- What you will do
Below this line are records; write out exactly the lines from the one containing "Give me the TikZ source for this diagram." through the one containing "(0,0) rectangle (601,556);", with the pictures left out.

- Dataset excerpts
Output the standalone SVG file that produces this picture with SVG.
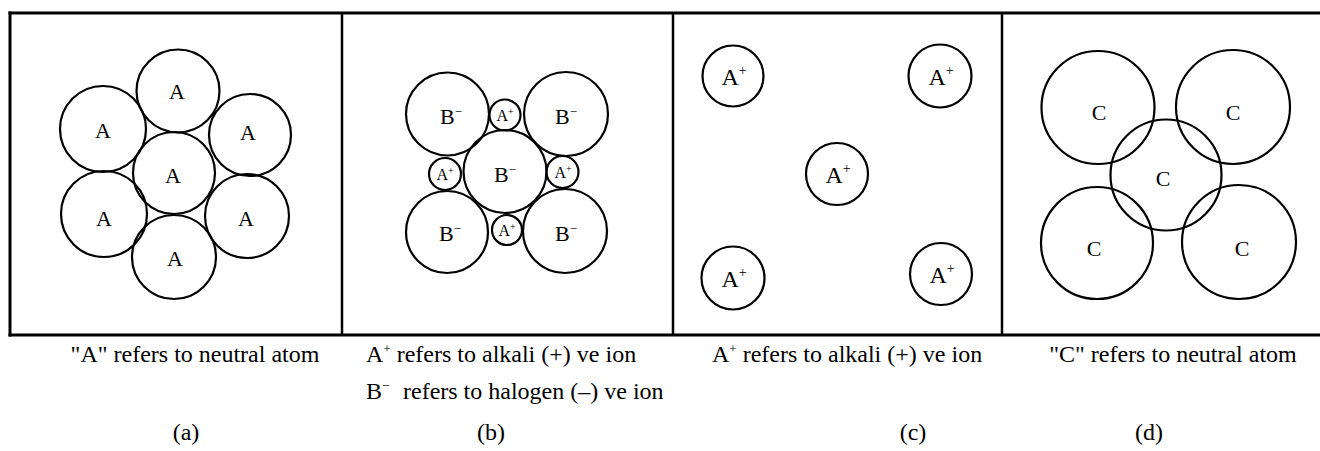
<svg xmlns="http://www.w3.org/2000/svg" width="1320" height="451" viewBox="0 0 1320 451">
<style>
.frame{stroke:#000;stroke-width:3;fill:none;stroke-linecap:square}
.div{stroke:#000;stroke-width:2.5;fill:none}
.atom{stroke:#000;stroke-width:2.2;fill:none}
.lbl{font-family:"Liberation Serif","Times New Roman",serif;font-size:22px;fill:#000;text-anchor:middle}
.sm{font-family:"Liberation Serif","Times New Roman",serif;font-size:16px;fill:#000;text-anchor:middle}
.big{font-family:"Liberation Serif","Times New Roman",serif;font-size:24px;fill:#000;text-anchor:middle}
.cap{font-family:"Liberation Serif","Times New Roman",serif;font-size:24px;fill:#000}
.mid{text-anchor:middle}
</style>
<rect width="1320" height="451" fill="#fff"/>
<g id="frame">
<line class="frame" x1="10" y1="13" x2="1320" y2="13"/>
<line class="frame" x1="10" y1="335" x2="1320" y2="335"/>
<line class="frame" x1="10" y1="13" x2="10" y2="335"/>
<line class="div" x1="342" y1="13" x2="342" y2="335"/>
<line class="div" x1="673" y1="13" x2="673" y2="335"/>
<line class="div" x1="1002" y1="13" x2="1002" y2="335"/>
</g>
<g id="panel-a">
<g id="a-top"><circle class="atom" cx="178" cy="91" r="41.5"/><text class="lbl" x="177" y="99">A</text></g>
<g id="a-ul"><circle class="atom" cx="103" cy="129" r="43"/><text class="lbl" x="103" y="138">A</text></g>
<g id="a-ur"><circle class="atom" cx="250" cy="135" r="41"/><text class="lbl" x="248" y="140">A</text></g>
<g id="a-c"><circle class="atom" cx="174" cy="173" r="41"/><text class="lbl" x="173" y="183">A</text></g>
<g id="a-ll"><circle class="atom" cx="104" cy="214" r="43"/><text class="lbl" x="104" y="226">A</text></g>
<g id="a-lr"><circle class="atom" cx="247" cy="216" r="42"/><text class="lbl" x="246" y="226">A</text></g>
<g id="a-bot"><circle class="atom" cx="174" cy="257" r="42"/><text class="lbl" x="175" y="266">A</text></g>
</g>
<g id="panel-b">
<g id="b-ul"><circle class="atom" cx="447.5" cy="114" r="41.5"/><text class="lbl" x="451" y="124">B<tspan dy="-8" font-size="13">−</tspan></text></g>
<g id="b-ur"><circle class="atom" cx="566" cy="114" r="42"/><text class="lbl" x="566" y="124">B<tspan dy="-8" font-size="13">−</tspan></text></g>
<g id="b-c"><circle class="atom" cx="505" cy="171.5" r="41.5"/><text class="lbl" x="505" y="182">B<tspan dy="-8" font-size="13">−</tspan></text></g>
<g id="b-ll"><circle class="atom" cx="447" cy="232" r="41"/><text class="lbl" x="450" y="241">B<tspan dy="-8" font-size="13">−</tspan></text></g>
<g id="b-lr"><circle class="atom" cx="565" cy="231" r="42"/><text class="lbl" x="566" y="241">B<tspan dy="-8" font-size="13">−</tspan></text></g>
<g id="b-at"><circle class="atom" cx="505" cy="115" r="15.5"/><text class="sm" x="505" y="121">A<tspan dy="-6" font-size="10">+</tspan></text></g>
<g id="b-al"><circle class="atom" cx="445" cy="174" r="16"/><text class="sm" x="445" y="180">A<tspan dy="-6" font-size="10">+</tspan></text></g>
<g id="b-ar"><circle class="atom" cx="562.5" cy="172" r="16"/><text class="sm" x="563" y="178">A<tspan dy="-6" font-size="10">+</tspan></text></g>
<g id="b-ab"><circle class="atom" cx="507" cy="230" r="15"/><text class="sm" x="507" y="236">A<tspan dy="-6" font-size="10">+</tspan></text></g>
</g>
<g id="panel-c">
<g id="c-tl"><circle class="atom" cx="733" cy="76" r="30.5"/><text class="big" x="734" y="85">A<tspan dy="-10" font-size="14">+</tspan></text></g>
<g id="c-tr"><circle class="atom" cx="940" cy="76" r="31.5"/><text class="big" x="941" y="85">A<tspan dy="-10" font-size="14">+</tspan></text></g>
<g id="c-c"><circle class="atom" cx="837" cy="174" r="31"/><text class="big" x="838" y="183">A<tspan dy="-10" font-size="14">+</tspan></text></g>
<g id="c-bl"><circle class="atom" cx="733" cy="278" r="31.5"/><text class="big" x="734" y="287">A<tspan dy="-10" font-size="14">+</tspan></text></g>
<g id="c-br"><circle class="atom" cx="941" cy="274" r="31"/><text class="big" x="942" y="283">A<tspan dy="-10" font-size="14">+</tspan></text></g>
</g>
<g id="panel-d">
<g id="d-tl"><circle class="atom" cx="1098" cy="107.5" r="56.5"/><text class="lbl" x="1099" y="120">C</text></g>
<g id="d-tr"><circle class="atom" cx="1233" cy="107" r="57"/><text class="lbl" x="1233" y="120">C</text></g>
<g id="d-c"><circle class="atom" cx="1166" cy="175" r="55.5"/><text class="lbl" x="1163" y="186">C</text></g>
<g id="d-bl"><circle class="atom" cx="1097" cy="243" r="56"/><text class="lbl" x="1094" y="256">C</text></g>
<g id="d-br"><circle class="atom" cx="1239" cy="242" r="57"/><text class="lbl" x="1242" y="256">C</text></g>
</g>
<g id="captions">
<text class="cap mid" x="195" y="362">"A" refers to neutral atom</text>
<text class="cap" x="366" y="362">A<tspan dy="-9" font-size="13">+</tspan><tspan dy="9"> refers to alkali (+) ve ion</tspan></text>
<text class="cap" x="366" y="399">B<tspan dy="-9" font-size="13">−</tspan><tspan x="403" dy="9">refers to halogen (–) ve ion</tspan></text>
<text class="cap" x="712" y="362">A<tspan dy="-9" font-size="13">+</tspan><tspan dy="9"> refers to alkali (+) ve ion</tspan></text>
<text class="cap mid" x="1173" y="362">"C" refers to neutral atom</text>
<text class="cap mid" x="186" y="440">(a)</text>
<text class="cap mid" x="491" y="440">(b)</text>
<text class="cap mid" x="913" y="440">(c)</text>
<text class="cap mid" x="1149" y="440">(d)</text>
</g>
</svg>
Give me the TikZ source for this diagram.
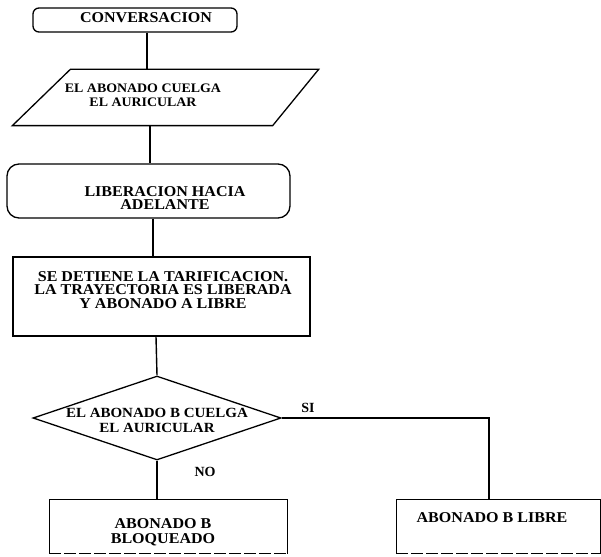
\documentclass[tikz,border=0pt]{standalone}
\usepackage{fontspec}
\setmainfont{Liberation Serif}
\newfontfamily\widebold[FakeStretch=1.07]{Liberation Serif Bold}
\usetikzlibrary{shapes.geometric,calc}
\begin{document}
\begin{tikzpicture}[x=1pt,y=-1pt,line width=1.3pt,
  every node/.style={inner sep=0pt},
  shapebox/.style={draw,rectangle,inner sep=0pt},
  txt/.style={align=center,font=\widebold\fontsize{15}{#1}\selectfont},
  txt/.default=14,
  smalltxt/.style={align=center,font=\bfseries\fontsize{14}{14}\selectfont},
  conn/.style={draw,line width=1.4pt}]
\useasboundingbox (0,0) rectangle (601,556);

% shapes
\node[shapebox,rounded corners=6pt,minimum width=204pt,minimum height=24pt] (conv) at (135,20) {};
\node[minimum width=305pt,minimum height=55pt] (par) at (165.5,97.5) {};
\draw ($(par.north west)+(58,0)$) -- (par.north east) -- ($(par.south east)+(-46,0)$) -- (par.south west) -- cycle;
\node[shapebox,rounded corners=12pt,minimum width=283pt,minimum height=54pt] (lib) at (148.5,191) {};
\node[shapebox,minimum width=297pt,minimum height=79pt] (box) at (161.5,296.5) {};
\node[draw,diamond,inner sep=0pt,minimum width=248pt,minimum height=84pt] (dec) at (157,418) {};
\node[minimum width=237pt,minimum height=53pt] (bl) at (168.5,526.5) {};
\node[minimum width=203pt,minimum height=53pt] (br) at (498.5,526.5) {};
\foreach \b in {bl,br}{
  \draw (\b.south west) -- (\b.north west) -- (\b.north east) -- (\b.south east);
  \draw[dash pattern=on 12pt off 3pt] (\b.south west) -- (\b.south east);
}

% texts
\node[txt] (convt) at (146,18) {CONVERSACION};
\node[align=center,font=\widebold\fontsize{13}{14}\selectfont] (part) at (143,95) {EL ABONADO CUELGA\\EL AURICULAR};
\node[txt=13.8] (libt) at (165,198) {LIBERACION HACIA\\ADELANTE};
\node[txt=13.8] (boxt) at (163,290) {SE DETIENE LA TARIFICACION.\\LA TRAYECTORIA ES LIBERADA\\Y ABONADO A LIBRE};
\node[align=center,font=\widebold\fontsize{14}{15}\selectfont] (dect) at (157,420) {EL ABONADO B CUELGA\\EL AURICULAR};
\node[txt=15] (blt) at (163,532.5) {ABONADO B\\BLOQUEADO};
\node[txt] (brt) at (492,518) {ABONADO B LIBRE};
\node[smalltxt] (si) at (308,408) {SI};
\node[smalltxt] (no) at (205,472) {NO};

% connectors
\draw[conn] ([xshift=12pt]conv.south) -- ([xshift=12pt]conv.south |- par.north);
\draw[conn] ([xshift=-15.5pt]par.south) -- ([xshift=-15.5pt]par.south |- lib.north);
\draw[conn] ([xshift=4.5pt]lib.south) -- ([xshift=4.5pt]lib.south |- box.north);
\draw[conn] ([xshift=-5.5pt]box.south) -- (dec.north);
\draw[conn] (dec.south) -- (dec.south |- bl.north);
\draw[conn] (dec.east) -| ([xshift=-9.5pt]br.north);
\end{tikzpicture}
\end{document}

- Answer to the task
Give me the TikZ source for this diagram.
\documentclass[tikz,border=0pt]{standalone}
\usepackage{fontspec}
\setmainfont{Liberation Serif}
\newfontfamily\widebold[FakeStretch=1.07]{Liberation Serif Bold}
\usetikzlibrary{shapes.geometric,calc}
\begin{document}
\begin{tikzpicture}[x=1pt,y=-1pt,line width=1.3pt,
  every node/.style={inner sep=0pt},
  shapebox/.style={draw,rectangle,inner sep=0pt},
  txt/.style={align=center,font=\widebold\fontsize{15}{#1}\selectfont},
  txt/.default=14,
  smalltxt/.style={align=center,font=\bfseries\fontsize{14}{14}\selectfont},
  conn/.style={draw,line width=1.4pt}]
\useasboundingbox (0,0) rectangle (601,556);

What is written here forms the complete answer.